What you are asked to do:
Keep only the lines where "chart" appears.

Information provided:
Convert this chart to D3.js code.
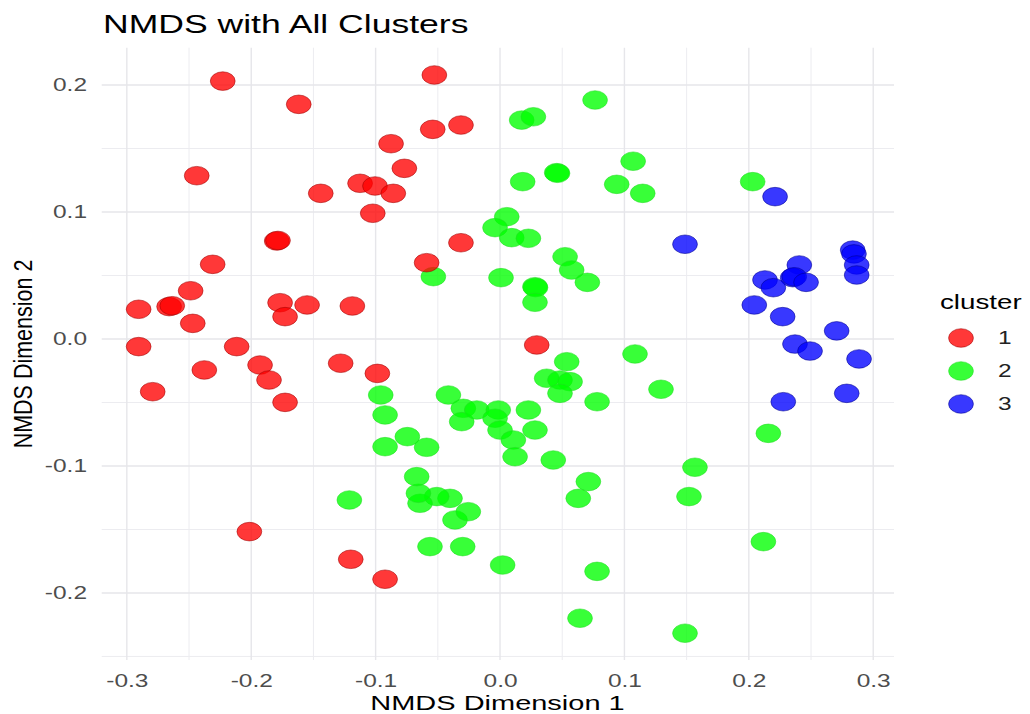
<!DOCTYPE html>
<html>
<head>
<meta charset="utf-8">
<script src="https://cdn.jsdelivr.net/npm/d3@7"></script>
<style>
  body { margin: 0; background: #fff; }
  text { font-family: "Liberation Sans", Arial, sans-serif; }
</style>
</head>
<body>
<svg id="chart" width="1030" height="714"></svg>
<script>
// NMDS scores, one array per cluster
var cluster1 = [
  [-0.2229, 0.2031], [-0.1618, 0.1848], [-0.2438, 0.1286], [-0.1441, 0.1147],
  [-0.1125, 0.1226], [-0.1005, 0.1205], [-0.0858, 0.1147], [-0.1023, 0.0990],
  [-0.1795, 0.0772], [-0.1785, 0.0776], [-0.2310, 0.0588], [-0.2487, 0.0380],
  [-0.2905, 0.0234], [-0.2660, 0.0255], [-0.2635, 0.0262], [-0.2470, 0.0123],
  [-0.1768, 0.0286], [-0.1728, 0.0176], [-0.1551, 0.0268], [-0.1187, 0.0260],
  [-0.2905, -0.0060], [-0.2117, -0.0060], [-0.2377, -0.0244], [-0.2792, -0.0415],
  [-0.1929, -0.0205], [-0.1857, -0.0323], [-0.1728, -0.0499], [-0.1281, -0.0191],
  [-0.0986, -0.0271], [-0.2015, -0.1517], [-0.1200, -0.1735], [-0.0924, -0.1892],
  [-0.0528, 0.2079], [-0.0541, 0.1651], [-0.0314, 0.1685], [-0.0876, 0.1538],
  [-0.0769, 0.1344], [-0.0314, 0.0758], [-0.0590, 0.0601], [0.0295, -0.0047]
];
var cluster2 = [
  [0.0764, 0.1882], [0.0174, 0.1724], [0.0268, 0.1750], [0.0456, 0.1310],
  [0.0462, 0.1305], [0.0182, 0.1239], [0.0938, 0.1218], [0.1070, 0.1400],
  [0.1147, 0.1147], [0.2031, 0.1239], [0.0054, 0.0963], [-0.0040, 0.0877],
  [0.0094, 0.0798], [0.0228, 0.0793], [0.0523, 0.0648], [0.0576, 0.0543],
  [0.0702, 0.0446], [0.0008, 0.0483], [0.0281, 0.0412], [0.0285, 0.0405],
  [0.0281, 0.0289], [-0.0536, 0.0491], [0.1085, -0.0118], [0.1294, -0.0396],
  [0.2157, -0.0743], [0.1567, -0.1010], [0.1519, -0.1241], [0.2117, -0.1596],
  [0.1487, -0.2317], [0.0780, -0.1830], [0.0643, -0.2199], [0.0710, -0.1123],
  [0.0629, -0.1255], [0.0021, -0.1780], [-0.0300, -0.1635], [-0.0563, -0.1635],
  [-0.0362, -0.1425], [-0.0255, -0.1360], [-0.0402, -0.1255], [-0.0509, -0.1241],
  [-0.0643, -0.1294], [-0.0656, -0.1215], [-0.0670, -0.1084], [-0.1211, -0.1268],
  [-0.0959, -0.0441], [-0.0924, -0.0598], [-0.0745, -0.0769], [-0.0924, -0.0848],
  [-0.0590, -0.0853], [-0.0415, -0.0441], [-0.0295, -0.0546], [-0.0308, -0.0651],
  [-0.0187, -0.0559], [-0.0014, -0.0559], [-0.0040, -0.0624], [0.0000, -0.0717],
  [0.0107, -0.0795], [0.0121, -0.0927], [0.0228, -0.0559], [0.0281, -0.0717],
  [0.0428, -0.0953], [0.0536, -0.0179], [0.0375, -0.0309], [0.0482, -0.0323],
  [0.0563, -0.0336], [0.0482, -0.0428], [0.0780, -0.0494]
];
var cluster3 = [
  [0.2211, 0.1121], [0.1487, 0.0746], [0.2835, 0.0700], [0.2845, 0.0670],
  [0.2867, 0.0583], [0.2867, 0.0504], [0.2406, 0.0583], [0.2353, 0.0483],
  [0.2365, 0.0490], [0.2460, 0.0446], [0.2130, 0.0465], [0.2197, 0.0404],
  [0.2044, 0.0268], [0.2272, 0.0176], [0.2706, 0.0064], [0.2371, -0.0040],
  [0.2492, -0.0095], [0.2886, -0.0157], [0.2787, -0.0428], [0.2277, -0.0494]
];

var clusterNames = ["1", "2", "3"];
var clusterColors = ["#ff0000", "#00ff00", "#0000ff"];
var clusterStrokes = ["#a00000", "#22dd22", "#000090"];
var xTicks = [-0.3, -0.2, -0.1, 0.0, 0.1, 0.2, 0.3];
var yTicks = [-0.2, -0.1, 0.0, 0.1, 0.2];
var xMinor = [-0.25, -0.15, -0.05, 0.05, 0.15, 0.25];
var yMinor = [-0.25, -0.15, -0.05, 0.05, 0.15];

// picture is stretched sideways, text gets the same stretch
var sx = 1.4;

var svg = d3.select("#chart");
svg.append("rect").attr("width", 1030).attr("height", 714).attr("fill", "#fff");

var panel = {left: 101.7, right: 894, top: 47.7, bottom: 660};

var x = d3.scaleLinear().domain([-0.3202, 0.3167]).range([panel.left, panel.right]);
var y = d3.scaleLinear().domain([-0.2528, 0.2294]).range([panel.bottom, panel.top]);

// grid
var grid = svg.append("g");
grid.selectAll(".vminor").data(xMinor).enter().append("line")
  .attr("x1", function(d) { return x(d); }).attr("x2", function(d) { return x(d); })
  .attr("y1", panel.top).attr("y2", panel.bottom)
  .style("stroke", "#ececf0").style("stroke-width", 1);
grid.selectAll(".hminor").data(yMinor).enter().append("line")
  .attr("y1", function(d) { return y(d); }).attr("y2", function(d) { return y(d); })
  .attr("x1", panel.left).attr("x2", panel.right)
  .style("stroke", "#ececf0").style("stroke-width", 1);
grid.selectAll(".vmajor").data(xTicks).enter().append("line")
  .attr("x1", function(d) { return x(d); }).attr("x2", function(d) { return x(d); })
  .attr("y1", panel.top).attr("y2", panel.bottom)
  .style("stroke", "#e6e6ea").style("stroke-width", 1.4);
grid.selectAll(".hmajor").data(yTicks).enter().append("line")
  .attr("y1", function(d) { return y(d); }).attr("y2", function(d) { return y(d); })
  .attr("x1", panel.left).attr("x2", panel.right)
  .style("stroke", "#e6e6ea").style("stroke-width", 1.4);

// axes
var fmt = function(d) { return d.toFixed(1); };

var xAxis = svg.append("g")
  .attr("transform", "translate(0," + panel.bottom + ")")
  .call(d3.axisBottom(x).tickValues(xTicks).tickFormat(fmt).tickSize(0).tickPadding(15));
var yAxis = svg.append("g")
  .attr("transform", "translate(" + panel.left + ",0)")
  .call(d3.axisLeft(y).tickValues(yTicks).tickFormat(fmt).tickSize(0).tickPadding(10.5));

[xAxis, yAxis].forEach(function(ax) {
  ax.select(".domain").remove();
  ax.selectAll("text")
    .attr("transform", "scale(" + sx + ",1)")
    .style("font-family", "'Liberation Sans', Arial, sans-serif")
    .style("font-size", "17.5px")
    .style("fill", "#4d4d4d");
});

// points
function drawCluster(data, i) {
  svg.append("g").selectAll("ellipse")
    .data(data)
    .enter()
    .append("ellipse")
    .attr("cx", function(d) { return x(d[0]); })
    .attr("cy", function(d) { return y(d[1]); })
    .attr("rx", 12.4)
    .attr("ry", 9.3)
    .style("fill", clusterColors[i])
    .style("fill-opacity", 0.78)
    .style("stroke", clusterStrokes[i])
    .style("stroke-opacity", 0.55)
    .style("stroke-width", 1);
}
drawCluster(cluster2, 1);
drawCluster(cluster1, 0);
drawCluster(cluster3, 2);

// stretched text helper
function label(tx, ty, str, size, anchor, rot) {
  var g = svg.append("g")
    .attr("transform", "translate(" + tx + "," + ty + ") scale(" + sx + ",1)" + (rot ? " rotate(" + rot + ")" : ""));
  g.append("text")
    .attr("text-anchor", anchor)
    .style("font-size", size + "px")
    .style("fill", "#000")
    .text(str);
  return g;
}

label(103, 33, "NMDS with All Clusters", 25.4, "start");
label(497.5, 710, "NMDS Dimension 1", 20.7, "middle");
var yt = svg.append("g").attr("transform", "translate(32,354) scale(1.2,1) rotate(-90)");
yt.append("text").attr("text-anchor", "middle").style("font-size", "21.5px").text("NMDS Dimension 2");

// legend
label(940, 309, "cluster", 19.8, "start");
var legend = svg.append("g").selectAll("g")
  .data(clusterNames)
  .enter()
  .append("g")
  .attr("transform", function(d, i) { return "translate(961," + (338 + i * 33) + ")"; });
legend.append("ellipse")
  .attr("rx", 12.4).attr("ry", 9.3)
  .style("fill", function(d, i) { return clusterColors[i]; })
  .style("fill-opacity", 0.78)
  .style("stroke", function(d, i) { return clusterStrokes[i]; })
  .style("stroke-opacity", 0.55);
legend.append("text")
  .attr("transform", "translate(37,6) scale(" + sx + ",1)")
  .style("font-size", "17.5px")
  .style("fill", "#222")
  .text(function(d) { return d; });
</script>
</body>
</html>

Finished answer:
Convert this chart to D3.js code.
<svg id="chart" width="1030" height="714"></svg>
var svg = d3.select("#chart");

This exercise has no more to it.